Failure in converting the SparkDF to Pandas DF

100 views Asked by At

I have a Spark code running on a Dataproc cluster that reads a table from BigQuery into a Spark dataframe. In this code, there is a step where I need to perform some data processing using pandas dataframe logic. However, when I try to convert the Spark dataframe to a pandas dataframe, I encounter an error that I am unable to resolve. It's worth noting that this code works fine on Hadoop without any issues.

I would appreciate any assistance or guidance in resolving this issue with the conversion from Spark dataframe to pandas dataframe.

df=df.toPandas()
  File "/usr/lib/spark/python/lib/pyspark.zip/pyspark/sql/pandas/conversion.py", line 141, in toPandas
  File "/opt/conda/default/lib/python3.8/site-packages/pandas/core/frame.py", line 2317, in from_records
    mgr = arrays_to_mgr(arrays, columns, result_index, typ=manager)
  File "/opt/conda/default/lib/python3.8/site-packages/pandas/core/internals/construction.py", line 153, in arrays_to_mgr
    return create_block_manager_from_column_arrays(
  File "/opt/conda/default/lib/python3.8/site-packages/pandas/core/internals/managers.py", line 2142, in create_block_manager_from_column_arrays
    mgr._consolidate_inplace()
  File "/opt/conda/default/lib/python3.8/site-packages/pandas/core/internals/managers.py", line 1829, in _consolidate_inplace
    self.blocks = _consolidate(self.blocks)
  File "/opt/conda/default/lib/python3.8/site-packages/pandas/core/internals/managers.py", line 2272, in _consolidate
    merged_blocks, _ = _merge_blocks(
  File "/opt/conda/default/lib/python3.8/site-packages/pandas/core/internals/managers.py", line 2297, in _merge_blocks
    new_values = np.vstack([b.values for b in blocks])  # type: ignore[misc]
  File "<__array_function__ internals>", line 180, in vstack
  File "/opt/conda/default/lib/python3.8/site-packages/numpy/core/shape_base.py", line 282, in vstack
    return _nx.concatenate(arrs, 0)
  File "<__array_function__ internals>", line 180, in concatenate
numpy.core._exceptions.MemoryError: Unable to allocate 69.9 MiB for an array with shape (4289, 2137) and data type int64

The code I am working on processes a relatively small amount of data, with the maximum number of rows being around 10,000. However, the main challenge lies in the fact that the data source has over 4,000 columns. In this particular example, the code failed while processing 2,137 rows of data.

2

There are 2 answers

0
Mouad Slimane On

When converting spark dataframe to pandas the data will be no longer shared across dataproc nodes and be collected to the driver machine that's why you get memory error instead of converting your data to pandas try to use spark dataframe API to process data

0
Dagang Wei On

The error you're encountering suggests that the process is running out of memory during the conversion of a Spark DataFrame to a Pandas DataFrame. This is likely due to the large number of columns in your data. Although the dataset might not seem large in terms of rows, the high dimensionality (i.e., the large number of columns) can significantly increase memory usage, especially during operations that require holding the entire dataset in memory, like this conversion process.

Possible solutions:

  1. Increase Memory: If possible, increase the memory allocation for your Spark driver node. This is the node where the .toPandas() operation is executed and thus needs substantial memory to handle the conversion of large DataFrames. How you do this depends on your specific environment and configuration (e.g., adjusting Spark properties like spark.driver.memory in your Spark submit command or Dataproc cluster configuration).

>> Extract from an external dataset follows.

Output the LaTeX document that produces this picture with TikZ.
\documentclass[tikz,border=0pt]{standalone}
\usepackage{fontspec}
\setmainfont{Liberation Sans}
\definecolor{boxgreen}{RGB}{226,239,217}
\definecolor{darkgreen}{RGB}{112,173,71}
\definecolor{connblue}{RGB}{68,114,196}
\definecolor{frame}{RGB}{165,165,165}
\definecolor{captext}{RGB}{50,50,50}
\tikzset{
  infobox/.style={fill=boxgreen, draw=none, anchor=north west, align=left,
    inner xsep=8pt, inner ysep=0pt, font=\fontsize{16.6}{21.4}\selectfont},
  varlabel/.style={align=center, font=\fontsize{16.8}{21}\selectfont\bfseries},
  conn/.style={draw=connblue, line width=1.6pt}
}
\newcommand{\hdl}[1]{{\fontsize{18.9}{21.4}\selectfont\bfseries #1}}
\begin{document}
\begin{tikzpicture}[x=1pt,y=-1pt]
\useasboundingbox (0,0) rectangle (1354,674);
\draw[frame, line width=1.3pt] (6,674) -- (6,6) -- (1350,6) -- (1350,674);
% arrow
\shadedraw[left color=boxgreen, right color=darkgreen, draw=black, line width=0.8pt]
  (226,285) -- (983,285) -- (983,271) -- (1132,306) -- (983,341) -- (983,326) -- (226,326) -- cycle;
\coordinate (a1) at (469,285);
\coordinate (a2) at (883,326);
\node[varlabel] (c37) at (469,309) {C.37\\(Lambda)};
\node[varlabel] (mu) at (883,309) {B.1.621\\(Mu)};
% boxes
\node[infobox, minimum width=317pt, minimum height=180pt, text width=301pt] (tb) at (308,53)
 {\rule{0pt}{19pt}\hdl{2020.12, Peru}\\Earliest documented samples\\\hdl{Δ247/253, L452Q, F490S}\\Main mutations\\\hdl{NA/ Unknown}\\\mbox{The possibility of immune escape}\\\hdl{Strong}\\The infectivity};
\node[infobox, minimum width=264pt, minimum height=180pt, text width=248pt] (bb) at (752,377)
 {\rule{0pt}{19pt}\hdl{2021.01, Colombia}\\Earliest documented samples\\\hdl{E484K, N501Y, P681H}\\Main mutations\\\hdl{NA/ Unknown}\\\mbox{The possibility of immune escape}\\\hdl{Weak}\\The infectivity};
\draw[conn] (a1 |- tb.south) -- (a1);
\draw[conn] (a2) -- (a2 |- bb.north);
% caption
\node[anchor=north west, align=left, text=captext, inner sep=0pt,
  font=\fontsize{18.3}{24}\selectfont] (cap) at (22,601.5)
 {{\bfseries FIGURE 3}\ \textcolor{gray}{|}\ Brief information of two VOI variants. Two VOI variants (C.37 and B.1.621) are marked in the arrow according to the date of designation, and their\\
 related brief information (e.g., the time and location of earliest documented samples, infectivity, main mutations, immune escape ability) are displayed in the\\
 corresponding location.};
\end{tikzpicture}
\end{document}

  2. Reduce Data Size Before Conversion: Select Fewer Columns: If you don't need all 4,000+ columns for your Pandas DataFrame operations, select only the columns you need before converting the DataFrame.

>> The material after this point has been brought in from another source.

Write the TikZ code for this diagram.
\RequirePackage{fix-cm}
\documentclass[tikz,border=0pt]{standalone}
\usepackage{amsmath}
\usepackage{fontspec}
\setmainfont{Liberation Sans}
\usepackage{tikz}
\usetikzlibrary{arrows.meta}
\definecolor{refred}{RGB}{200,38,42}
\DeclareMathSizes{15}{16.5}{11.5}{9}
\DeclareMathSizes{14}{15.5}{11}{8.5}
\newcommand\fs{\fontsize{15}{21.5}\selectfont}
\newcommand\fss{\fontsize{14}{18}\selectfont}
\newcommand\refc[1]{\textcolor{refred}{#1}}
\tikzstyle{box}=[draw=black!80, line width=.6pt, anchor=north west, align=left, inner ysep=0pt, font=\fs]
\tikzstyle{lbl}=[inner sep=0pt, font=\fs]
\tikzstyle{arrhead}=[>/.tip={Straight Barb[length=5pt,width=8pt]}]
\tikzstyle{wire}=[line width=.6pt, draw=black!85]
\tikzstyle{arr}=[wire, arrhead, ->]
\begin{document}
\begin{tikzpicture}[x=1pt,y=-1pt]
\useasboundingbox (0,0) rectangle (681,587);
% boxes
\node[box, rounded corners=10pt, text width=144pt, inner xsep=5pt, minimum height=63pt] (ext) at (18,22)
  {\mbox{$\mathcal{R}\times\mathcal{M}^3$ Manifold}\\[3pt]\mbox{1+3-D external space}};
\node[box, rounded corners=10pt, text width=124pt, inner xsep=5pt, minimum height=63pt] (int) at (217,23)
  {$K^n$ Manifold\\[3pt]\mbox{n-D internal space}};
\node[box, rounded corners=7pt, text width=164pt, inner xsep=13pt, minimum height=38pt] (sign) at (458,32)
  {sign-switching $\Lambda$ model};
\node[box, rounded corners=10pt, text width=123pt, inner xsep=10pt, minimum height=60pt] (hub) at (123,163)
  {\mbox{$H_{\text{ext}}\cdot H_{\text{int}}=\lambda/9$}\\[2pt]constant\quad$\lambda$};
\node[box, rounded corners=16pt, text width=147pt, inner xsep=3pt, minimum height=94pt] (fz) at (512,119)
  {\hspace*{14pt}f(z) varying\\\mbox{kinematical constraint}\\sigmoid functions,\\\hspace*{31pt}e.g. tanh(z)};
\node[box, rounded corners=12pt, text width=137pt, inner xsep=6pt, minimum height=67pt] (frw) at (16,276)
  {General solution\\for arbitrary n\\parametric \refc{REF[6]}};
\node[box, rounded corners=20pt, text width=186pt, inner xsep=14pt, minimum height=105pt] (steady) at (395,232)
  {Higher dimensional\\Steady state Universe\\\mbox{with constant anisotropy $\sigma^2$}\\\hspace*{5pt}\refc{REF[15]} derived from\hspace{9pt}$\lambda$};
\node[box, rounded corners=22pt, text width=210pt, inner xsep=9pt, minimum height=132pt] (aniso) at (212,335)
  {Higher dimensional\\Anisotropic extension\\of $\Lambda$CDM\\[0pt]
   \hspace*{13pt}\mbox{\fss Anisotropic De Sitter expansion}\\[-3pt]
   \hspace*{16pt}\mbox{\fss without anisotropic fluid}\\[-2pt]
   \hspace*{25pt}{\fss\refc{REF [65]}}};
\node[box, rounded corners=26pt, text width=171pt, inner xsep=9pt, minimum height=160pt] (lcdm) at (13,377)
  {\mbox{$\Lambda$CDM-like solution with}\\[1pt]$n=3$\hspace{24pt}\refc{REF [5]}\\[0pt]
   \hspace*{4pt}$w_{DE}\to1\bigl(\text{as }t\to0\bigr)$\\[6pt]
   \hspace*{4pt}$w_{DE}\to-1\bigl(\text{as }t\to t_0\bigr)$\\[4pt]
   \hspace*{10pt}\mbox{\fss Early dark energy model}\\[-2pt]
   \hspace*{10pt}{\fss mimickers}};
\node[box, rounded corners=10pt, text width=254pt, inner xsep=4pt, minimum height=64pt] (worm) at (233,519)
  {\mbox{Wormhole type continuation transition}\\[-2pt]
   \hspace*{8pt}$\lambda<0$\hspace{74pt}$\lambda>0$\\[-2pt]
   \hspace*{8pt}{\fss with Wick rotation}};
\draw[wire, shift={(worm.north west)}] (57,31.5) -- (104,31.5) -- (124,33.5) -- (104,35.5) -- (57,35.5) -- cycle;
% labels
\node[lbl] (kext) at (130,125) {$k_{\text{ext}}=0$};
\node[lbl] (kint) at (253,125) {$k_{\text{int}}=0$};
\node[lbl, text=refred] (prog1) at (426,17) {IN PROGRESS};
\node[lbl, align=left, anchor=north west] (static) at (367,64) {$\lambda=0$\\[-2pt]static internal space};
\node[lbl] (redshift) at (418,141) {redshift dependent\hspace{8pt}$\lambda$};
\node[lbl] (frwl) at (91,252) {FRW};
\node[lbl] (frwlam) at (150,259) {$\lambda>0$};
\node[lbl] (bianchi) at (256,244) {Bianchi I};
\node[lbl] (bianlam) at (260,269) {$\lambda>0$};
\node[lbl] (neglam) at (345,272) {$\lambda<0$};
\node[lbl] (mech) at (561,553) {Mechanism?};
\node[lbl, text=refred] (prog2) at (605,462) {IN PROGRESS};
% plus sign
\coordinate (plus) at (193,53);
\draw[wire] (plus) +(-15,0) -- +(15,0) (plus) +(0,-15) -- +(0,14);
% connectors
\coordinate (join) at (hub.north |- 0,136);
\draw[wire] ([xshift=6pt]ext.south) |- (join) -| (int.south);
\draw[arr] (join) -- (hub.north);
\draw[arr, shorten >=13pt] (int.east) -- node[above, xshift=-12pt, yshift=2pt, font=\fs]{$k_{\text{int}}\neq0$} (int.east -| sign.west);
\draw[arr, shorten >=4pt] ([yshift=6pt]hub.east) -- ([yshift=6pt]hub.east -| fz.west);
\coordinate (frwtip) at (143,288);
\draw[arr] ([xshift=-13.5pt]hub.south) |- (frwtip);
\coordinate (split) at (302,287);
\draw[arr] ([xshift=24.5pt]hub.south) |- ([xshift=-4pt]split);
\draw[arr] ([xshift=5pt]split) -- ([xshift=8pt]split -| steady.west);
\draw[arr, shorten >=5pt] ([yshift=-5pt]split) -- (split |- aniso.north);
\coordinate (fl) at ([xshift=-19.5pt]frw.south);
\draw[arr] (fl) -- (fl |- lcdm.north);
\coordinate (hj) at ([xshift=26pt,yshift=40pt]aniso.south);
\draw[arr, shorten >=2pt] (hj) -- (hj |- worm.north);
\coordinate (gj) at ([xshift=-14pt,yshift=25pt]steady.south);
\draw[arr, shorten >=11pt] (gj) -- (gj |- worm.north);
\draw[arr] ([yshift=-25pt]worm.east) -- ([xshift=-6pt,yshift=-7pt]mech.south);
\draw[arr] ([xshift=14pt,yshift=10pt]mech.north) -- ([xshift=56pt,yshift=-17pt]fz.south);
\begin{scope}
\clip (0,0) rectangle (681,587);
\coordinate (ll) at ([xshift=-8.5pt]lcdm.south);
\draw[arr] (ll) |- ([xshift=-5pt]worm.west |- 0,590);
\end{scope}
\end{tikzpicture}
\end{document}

  3. Use Arrow for Conversion: PySpark supports converting Spark DataFrames to Pandas DataFrames using Apache Arrow, which can be more efficient than the default conversion process. To use Arrow, you need to enable it in your Spark session:

spark.conf.set("spark.sql.execution.arrow.enabled", "true")
df = df.toPandas()

Note that while Arrow can improve performance and reduce memory usage, it might not completely resolve the issue if the dataset's size is the root cause of the memory error.

  1. Leverage Pandas UDFs: If the purpose of converting to a Pandas DataFrame is to perform certain operations that are easier or possible only in Pandas, consider using Pandas UDFs (User Defined Functions) in Spark. This allows you to apply a function that works on Pandas DataFrames to each partition of your Spark DataFrame, thereby avoiding the need to convert the entire DataFrame at once.